Demographics of the S&E Workforce
Mirroring U.S. population trends, the S&E labor force is aging. Additionally, a larger proportion of older scientists and engineers remain in the labor force in 2015 than in 1993.
- The median age of scientists and engineers in the labor force was 43 years in 2015, compared to 41 years in 1995.
- Between 1993 and 2015, an increasing percentage of scientists and engineers in their 60s reported that they were still in the labor force. Whereas 54% of scientists and engineers between the ages of 60 and 69 were in the labor force in 1993, the comparable percentage rose to 62% in 2015.
Women remain underrepresented in the S&E workforce, but less so than in the past.
- In 2015, women constituted 50% of the college-educated workforce, 40% of employed individuals whose highest degree was in an S&E field, and 28% of those in S&E occupations. The corresponding 1993 shares were 43%, 30%, and 23%, respectively.
- Women employed in S&E occupations are concentrated in different occupational categories than men, with relatively high proportions in social sciences (60%) and life sciences (48%) and relatively low proportions in engineering (15%), physical sciences (28%), and computer and mathematical sciences (26%).
Historically underrepresented racial and ethnic groups, particularly blacks and Hispanics, continue to be part of the S&E workforce at rates lower than their presence in the U.S. population, whereas Asians and foreign-born individuals are represented in the S&E workforce at substantially higher rates.
- Hispanics, blacks, and American Indians or Alaska Natives together make up 27% of the U.S. population age 21 and older but a much smaller proportion of the S&E workforce: 15% of S&E highest degree holders and 11% of workers in S&E occupations.
- Conversely, Asians make up 6% of the U.S. population age 21 and older but account for 21% of those employed in S&E occupations.

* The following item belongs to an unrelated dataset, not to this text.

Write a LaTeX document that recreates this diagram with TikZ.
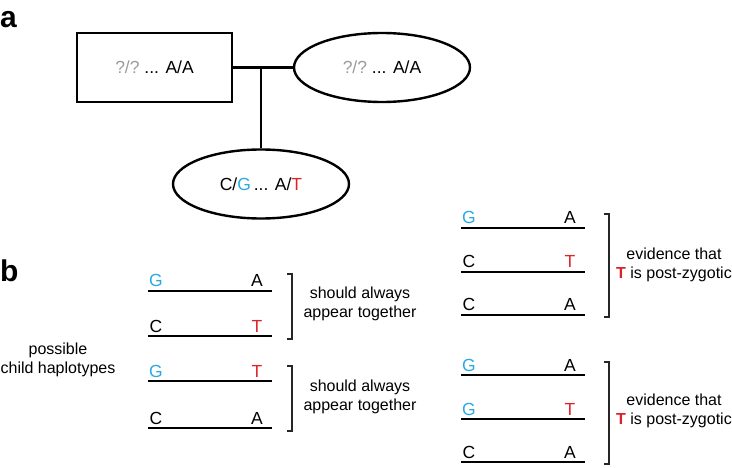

Asians have a large presence in engineering and computer sciences occupations, particularly among computer software and hardware engineers, software developers, computer and information research scientists, and postsecondary teachers in engineering.
- About 67% of workers in S&E occupations are non-Hispanic whites, which is comparable to their overall representation in the U.S. population age 21 and older (66%).

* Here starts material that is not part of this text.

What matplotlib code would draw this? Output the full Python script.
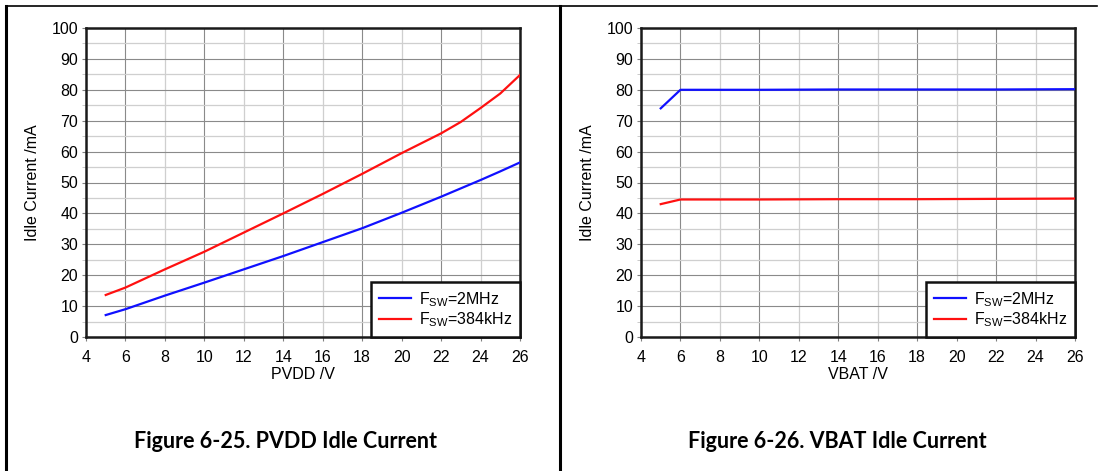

- Foreign-born individuals account for 29% of all workers in S&E occupations, which is substantially higher than their share of the entire college-educated workforce (17%).
- Foreign-born workers employed in S&E occupations tend to have higher levels of education than their U.S. native-born counterparts.
A variety of indicators point to a post-recession increase in the immigration of scientists and engineers following a temporary decline during the 2007–09 economic downturn.
- The issuance of new H-1B visas, which languished during the recession, continued to increase since 2009 and, by 2015, exceeded the pre-recession levels.
- About 70% of temporary visa holders earning a U.S. S&E doctorate are in the United States at least 5 years later. This proportion reached 67% in 2005, declined during the economic downturn, and then rose to 70% in 2015.
Global S&E Labor Force
Worldwide, the number of workers engaged in research has been growing. This includes “professionals engaged in the conception or creation of new knowledge" who "conduct research and improve or develop concepts, theories, models, techniques instrumentation, software or operational methods" (OECD 2015).
- Among countries with large numbers of researchers—defined as workers engaged in the conception or creation of new knowledge—growth since 2000 has been most rapid in China and South Korea.
- The United States and the European Union experienced steady growth but at lower rates than China or South Korea.
- Russia and, to some extent, Japan were exceptions to the worldwide trend. Between 2000 and 2014, the number of researchers in Japan rose very slightly; in Russia, the number declined.